Two Mondays ago Jacob went in for an interview at a company and came home that night with a job offer. We were pretty stoked. It was a temp to hire position at a studio that is in total HR turmoil, but it was a job. We went out for sushi, drank large Sapporo's, and felt generally good about life. The euphoria carried us through that week even as the company continued to push his start date from Wednesday to Friday to the following Monday and was otherwise shadily silent.

On Friday afternoon, Jacob got a call from an unknown number. He answered it to find himself on the phone with someone in the HR department at his would be employer; she informed him that they'd given the job to someone else.

We were crushed.

The baby was napping, and we were sitting on our patio. I started to cry. I was angry at how he'd been treated; I was angry that there was no hint of an apology; and I was angry that I'd spent the week recommitting my heart to our life in LA only to be catapulted back into flux.

Jacob saw my tears and right then and there we decided to move to Washington. Jacob said he wouldn't take any more interviews and he would stop sending out resumes. We'd start our preparation and move at the beginning of May. Within five minutes, we were on the phone with Uncle Michael informing him that we were gonna come crash his farming party.

While on the phone with Michael, Jacob got another call.

It was Alcon, who he'd been waiting to hear from since November, and they wanted him to start Monday.

Emotional. Roller. Coaster.

So we decided to stay in the land of botox, beaches, and blockbusters, at least for now. Perhaps someday I'll re-mint this blog The Rhodes Loggers and finally put my new bonnet to some good use, but until then it's more sunshine for us.

Friday marked the end of the first week of the new job. We've finally become less afraid to speak the fact out loud. Jacob laughingly compared himself to an abused dog - skiddish and not sure whether to trust these nice people  - I didn't think it was a very pretty comparison, but it was probably an apt one.

The day after Jacob lost his job last year, we went to a St. Patrick's day party hosted by Jacob's Knights of Columbus chapter. We sat with a man who was all alone at a table. He was a bit of a talker, and upon my seeing my pregnant self began telling us the story surrounding the birth of his first child. You see, he'd lost his job when his wife was 8 month's pregnant... She is now dead and his children grown, and he spoke about how unemployment had enabled him to be home for the first months of his baby's life.
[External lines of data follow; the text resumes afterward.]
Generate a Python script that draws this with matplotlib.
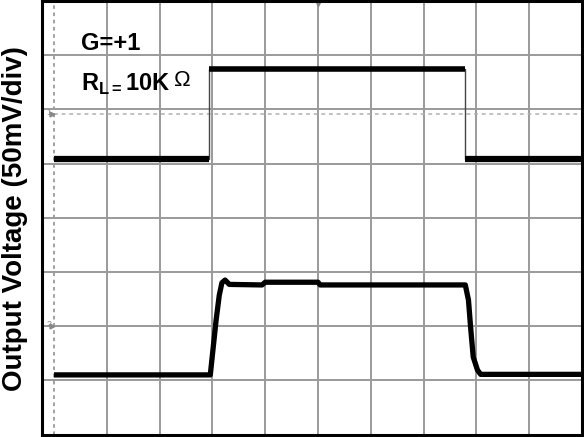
import numpy as np
import matplotlib
matplotlib.use("Agg")
import matplotlib.pyplot as plt

plt.rcParams['font.family'] = ['Liberation Sans', 'DejaVu Sans']
plt.rcParams['mathtext.fontset'] = 'custom'
plt.rcParams['mathtext.rm'] = 'Liberation Sans'
plt.rcParams['mathtext.bf'] = 'Liberation Sans:bold'

# scope screen in divisions: time 0..10, voltage 0..8
# channel 1 (input step)
ch1_t = [0, 2.94, 2.94, 7.79, 7.79, 10]
ch1_v = [5.09, 5.09, 6.74, 6.74, 5.08, 5.08]

# channel 2 (output, G=+1, RL=10K)
ch2_t = [0, 2.96, 3.01, 3.07, 3.13, 3.18, 3.24, 3.32, 3.94, 4.0, 5.0, 5.04,
         7.79, 7.85, 7.89, 7.94, 8.02, 8.08, 10]
ch2_v = [1.10, 1.10, 1.56, 2.11, 2.57, 2.80, 2.85, 2.77, 2.76, 2.81, 2.81, 2.76,
         2.76, 2.48, 1.98, 1.43, 1.19, 1.11, 1.11]

ch1_ref = 5.91   # channel 1 ground marker
ch2_ref = 2.0    # channel 2 ground marker

fig = plt.figure(figsize=(5.84, 4.37), dpi=100)
ax = fig.add_axes([42/584, 2.5/437, 540/584, 433.5/437])
ax.set_xlim(-12/52.75, 10)
ax.set_ylim(0, 8)

gcol = '#9a9a9a'
for k in range(1, 10):
    ax.axvline(k, color=gcol, lw=1.4, zorder=1)
for k in range(1, 8):
    ax.axhline(k, color=gcol, lw=1.4, zorder=1)
ax.axvline(0, color=gcol, lw=1.3, ls=(0, (2, 2)), zorder=1)
ax.plot([0, 10], [ch1_ref, ch1_ref], color='#b0b0b0', lw=1.1, ls=(0, (2.5, 2.5)), zorder=1)

# channel 1: thin edges, thick noisy levels
ax.plot(ch1_t, ch1_v, color='#444444', lw=1, zorder=3)
for i in range(len(ch1_t) - 1):
    if ch1_v[i] == ch1_v[i + 1]:
        w = 4.5 if ch1_v[i] < 6 else 4
        ax.plot(ch1_t[i:i+2], ch1_v[i:i+2], color='black', lw=w,
                solid_capstyle='butt', zorder=4)

# channel 2
ax.plot(ch2_t, ch2_v, color='black', lw=3.8, solid_capstyle='butt',
        solid_joinstyle='round', zorder=4)

# channel markers
ax.text(-0.1, ch1_ref + 0.03, '1', color='#888888', fontsize=6.5, ha='center', va='center')
ax.plot(-0.03, ch1_ref, marker='>', color='#888888', ms=3.5, clip_on=False)
ax.text(-0.1, ch2_ref + 0.03, '2', color='#888888', fontsize=6.5, ha='center', va='center')
ax.plot(-0.03, ch2_ref, marker='>', color='#888888', ms=3.5, clip_on=False)
ax.plot(5, 7.97, marker='v', color='#888888', ms=4, clip_on=False)

ax.text(0.52, 7.22, 'G=+1', fontsize=17, fontweight='bold', ha='left', va='center')
ax.text(0.52, 6.47, r'$\mathbf{R}_{\mathbf{L=}}\mathbf{10K}$', fontsize=17,
        ha='left', va='center')
ax.text(2.27, 6.53, '\u03a9', fontsize=16, ha='left', va='center')

ax.set_xticks([])
ax.set_yticks([])
for s in ax.spines.values():
    s.set_linewidth(2.2)
    s.set_color('black')

fig.text(15/584, 0.499, 'Output Voltage (50mV/div)', rotation=90, fontsize=20,
         fontweight='bold', ha='center', va='center')

fig.savefig('out.png', dpi=100)
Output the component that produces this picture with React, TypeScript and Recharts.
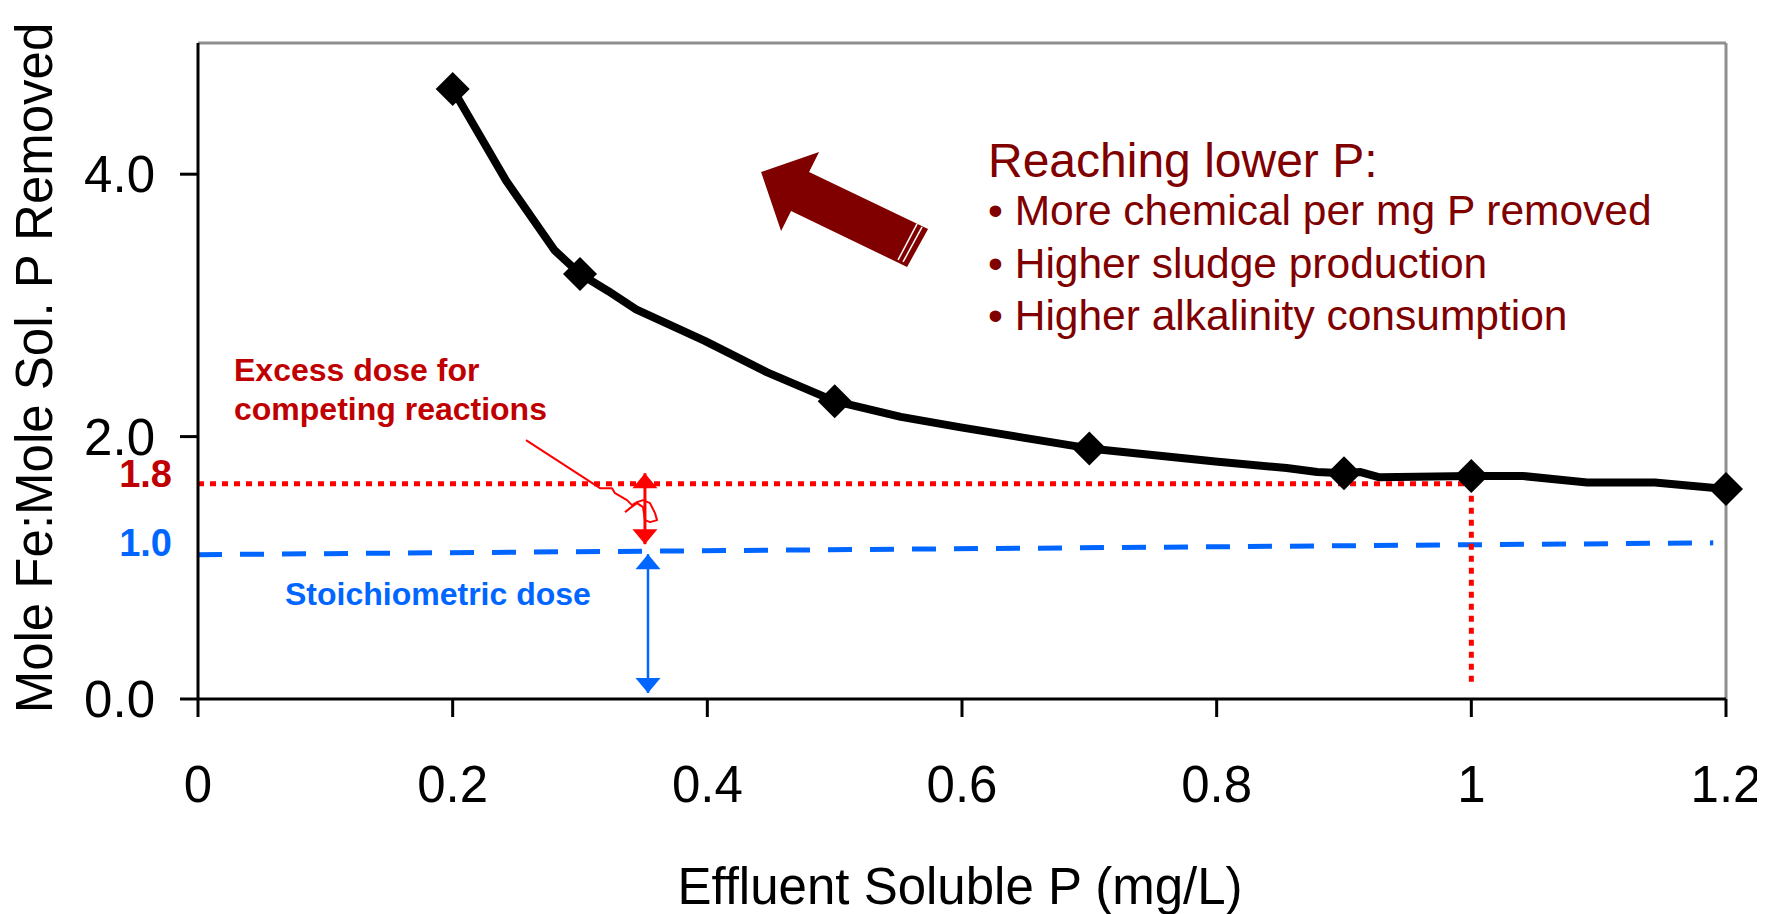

He remembered it fondly, even gratefully. He told us the story with an edge of warning in his voice: slow down, love this baby. 

That is the story I'm remembering today. I'm remembering the story of the best year of my life. For somewhere in the middle of this jobless saga, we became parents to a healthy and strong baby boy who amazes us everyday (and who's currently sitting on the floor eating dust bunnies.) 

I will end the story there, because there really isn't a better ending than that - and truth is, that's been the end of this story for a long time.


  1. Oh Kate, this made me cry! What good news! Go St. Joseph, the patron of workers, and dads, and families! And love to all the Rhodes, who definitely have rock star status at our house!

  2. Kate, I love this story! I love it because it happened to us too. Luke lost his job that he hated right the day after I found out that I was pregnant with Daniel. Six months later, he was starting a better job, with a great company, and better benefits. In the mean time, Luke stayed home with Lily while I taught. He loved it and he still says that it was so very special. He like his new job a lot, but he is still very thankful for the time he had at home. Thank you for sharing your story. It always helps to know that you're not alone.

  3. ah. this post was an emotional roller coaster! I had to read it twice --

    I hate when people simply write, "thanks for sharing!" but that is my partial sentiment for this post.

    Wow -- God's will -- always a tricky one isn't it? Never ever what we plan -- most difficult lesson for me always.

    I'm happy there was a happy ending -- no to say the off the grid wouldn't have been happy as well!!

  4. A story that I've heard before but you told it the best this time.